→ YOUR GOAL
Copy the listing below in full and skip every picture.

>> Begin COLLECTED MATERIAL

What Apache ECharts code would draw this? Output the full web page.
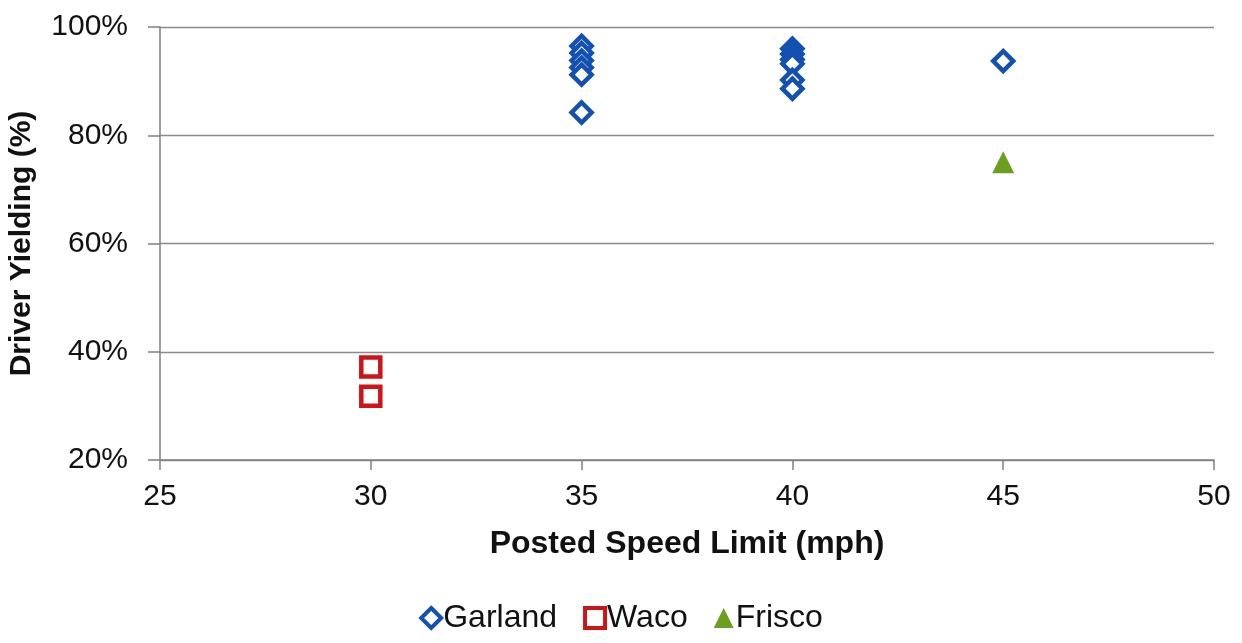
<!DOCTYPE html>
<html>
<head>
<meta charset="utf-8">
<script src="https://cdn.jsdelivr.net/npm/echarts@6/dist/echarts.min.js"></script>
<style>html,body{margin:0;padding:0;background:#fff}#c{width:1242px;height:643px}</style>
</head>
<body>
<div id="c"></div>
<script>
// Posted speed limit (mph), driver yielding (%)
const garlandX = [35, 35, 35, 35, 35, 35, 40, 40, 40, 40, 40, 40, 45];
const garlandY = [96.5, 95.2, 93.8, 92.5, 91.2, 84.2, 96.0, 95.0, 94.0, 93.2, 90.2, 88.6, 93.7];
const wacoX = [30, 30];
const wacoY = [37.2, 31.8];
const friscoX = [45];
const friscoY = [75.0];
const xTicks = [25, 30, 35, 40, 45, 50];
const yTicks = [20, 40, 60, 80, 100];

const pairs = (xs, ys) => xs.map((x, i) => [x, ys[i]]);
const font = "'Liberation Sans', Arial, sans-serif";
const BLUE = '#1250b2', RED = '#cf1418', GREEN = '#6b9f20';

const chart = echarts.init(document.getElementById('c'), null, {renderer: 'canvas'});
chart.setOption({
  backgroundColor: '#fff',
  animation: false,
  grid: {left: 160, right: 28, top: 27, bottom: 183, containLabel: false, outerBoundsMode: 'none'},
  xAxis: {
    type: 'value', min: xTicks[0], max: xTicks[xTicks.length - 1], interval: 5,
    name: 'Posted Speed Limit (mph)', nameLocation: 'middle', nameGap: 68,
    nameTextStyle: {fontFamily: font, fontSize: 32, fontWeight: 'bold', color: '#111'},
    axisLine: {show: true, lineStyle: {color: '#808080', width: 1.5}},
    axisTick: {show: true, length: 10, lineStyle: {color: '#808080', width: 1.5}},
    axisLabel: {fontFamily: font, fontSize: 30, color: '#111', margin: 22},
    splitLine: {show: false}
  },
  yAxis: {
    type: 'value', min: yTicks[0], max: yTicks[yTicks.length - 1], interval: 20,
    name: 'Driver Yielding (%)', nameLocation: 'middle', nameGap: 123,
    nameTextStyle: {fontFamily: font, fontSize: 30, fontWeight: 'bold', color: '#111'},
    axisLine: {show: true, lineStyle: {color: '#808080', width: 1.5}},
    axisTick: {show: true, length: 12, lineStyle: {color: '#808080', width: 1.5}},
    axisLabel: {fontFamily: font, fontSize: 30, color: '#111', margin: 32, formatter: '{value}%'},
    splitLine: {show: true, lineStyle: {color: '#8a8a8a', width: 1.3}}
  },
  legend: {
    bottom: 4, left: 'center', itemGap: 26, itemWidth: 20, itemHeight: 20,
    textStyle: {fontFamily: font, fontSize: 32, color: '#111', padding: [0, 0, 0, -3]},
    data: [
      {name: 'Garland', itemStyle: {borderWidth: 4, borderColor: BLUE, color: '#fff'}},
      {name: 'Waco', itemStyle: {borderWidth: 4, borderColor: RED, color: '#fff'}},
      {name: 'Frisco', itemStyle: {color: GREEN}}
    ]
  },
  series: [
    {
      name: 'Garland', type: 'scatter', symbol: 'diamond', symbolSize: 20,
      itemStyle: {color: '#fff', borderColor: BLUE, borderWidth: 4.5, opacity: 1},
      data: pairs(garlandX, garlandY)
    },
    {
      name: 'Waco', type: 'scatter', symbol: 'rect', symbolSize: 19,
      itemStyle: {color: '#fff', borderColor: RED, borderWidth: 4.5, opacity: 1},
      data: pairs(wacoX, wacoY)
    },
    {
      name: 'Frisco', type: 'scatter', symbol: 'triangle', symbolSize: 22,
      itemStyle: {color: GREEN, opacity: 1},
      data: pairs(friscoX, friscoY)
    }
  ]
});
</script>
</body>
</html>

>> End COLLECTED MATERIAL

→ FINAL RESULT
What Apache ECharts code would draw this? Output the full web page.
<!DOCTYPE html>
<html>
<head>
<meta charset="utf-8">
<script src="https://cdn.jsdelivr.net/npm/echarts@6/dist/echarts.min.js"></script>
<style>html,body{margin:0;padding:0;background:#fff}#c{width:1242px;height:643px}</style>
</head>
<body>
<div id="c"></div>
<script>
// Posted speed limit (mph), driver yielding (%)
const garlandX = [35, 35, 35, 35, 35, 35, 40, 40, 40, 40, 40, 40, 45];
const garlandY = [96.5, 95.2, 93.8, 92.5, 91.2, 84.2, 96.0, 95.0, 94.0, 93.2, 90.2, 88.6, 93.7];
const wacoX = [30, 30];
const wacoY = [37.2, 31.8];
const friscoX = [45];
const friscoY = [75.0];
const xTicks = [25, 30, 35, 40, 45, 50];
const yTicks = [20, 40, 60, 80, 100];

const pairs = (xs, ys) => xs.map((x, i) => [x, ys[i]]);
const font = "'Liberation Sans', Arial, sans-serif";
const BLUE = '#1250b2', RED = '#cf1418', GREEN = '#6b9f20';

const chart = echarts.init(document.getElementById('c'), null, {renderer: 'canvas'});
chart.setOption({
  backgroundColor: '#fff',
  animation: false,
  grid: {left: 160, right: 28, top: 27, bottom: 183, containLabel: false, outerBoundsMode: 'none'},
  xAxis: {
    type: 'value', min: xTicks[0], max: xTicks[xTicks.length - 1], interval: 5,
    name: 'Posted Speed Limit (mph)', nameLocation: 'middle', nameGap: 68,
    nameTextStyle: {fontFamily: font, fontSize: 32, fontWeight: 'bold', color: '#111'},
    axisLine: {show: true, lineStyle: {color: '#808080', width: 1.5}},
    axisTick: {show: true, length: 10, lineStyle: {color: '#808080', width: 1.5}},
    axisLabel: {fontFamily: font, fontSize: 30, color: '#111', margin: 22},
    splitLine: {show: false}
  },
  yAxis: {
    type: 'value', min: yTicks[0], max: yTicks[yTicks.length - 1], interval: 20,
    name: 'Driver Yielding (%)', nameLocation: 'middle', nameGap: 123,
    nameTextStyle: {fontFamily: font, fontSize: 30, fontWeight: 'bold', color: '#111'},
    axisLine: {show: true, lineStyle: {color: '#808080', width: 1.5}},
    axisTick: {show: true, length: 12, lineStyle: {color: '#808080', width: 1.5}},
    axisLabel: {fontFamily: font, fontSize: 30, color: '#111', margin: 32, formatter: '{value}%'},
    splitLine: {show: true, lineStyle: {color: '#8a8a8a', width: 1.3}}
  },
  legend: {
    bottom: 4, left: 'center', itemGap: 26, itemWidth: 20, itemHeight: 20,
    textStyle: {fontFamily: font, fontSize: 32, color: '#111', padding: [0, 0, 0, -3]},
    data: [
      {name: 'Garland', itemStyle: {borderWidth: 4, borderColor: BLUE, color: '#fff'}},
      {name: 'Waco', itemStyle: {borderWidth: 4, borderColor: RED, color: '#fff'}},
      {name: 'Frisco', itemStyle: {color: GREEN}}
    ]
  },
  series: [
    {
      name: 'Garland', type: 'scatter', symbol: 'diamond', symbolSize: 20,
      itemStyle: {color: '#fff', borderColor: BLUE, borderWidth: 4.5, opacity: 1},
      data: pairs(garlandX, garlandY)
    },
    {
      name: 'Waco', type: 'scatter', symbol: 'rect', symbolSize: 19,
      itemStyle: {color: '#fff', borderColor: RED, borderWidth: 4.5, opacity: 1},
      data: pairs(wacoX, wacoY)
    },
    {
      name: 'Frisco', type: 'scatter', symbol: 'triangle', symbolSize: 22,
      itemStyle: {color: GREEN, opacity: 1},
      data: pairs(friscoX, friscoY)
    }
  ]
});
</script>
</body>
</html>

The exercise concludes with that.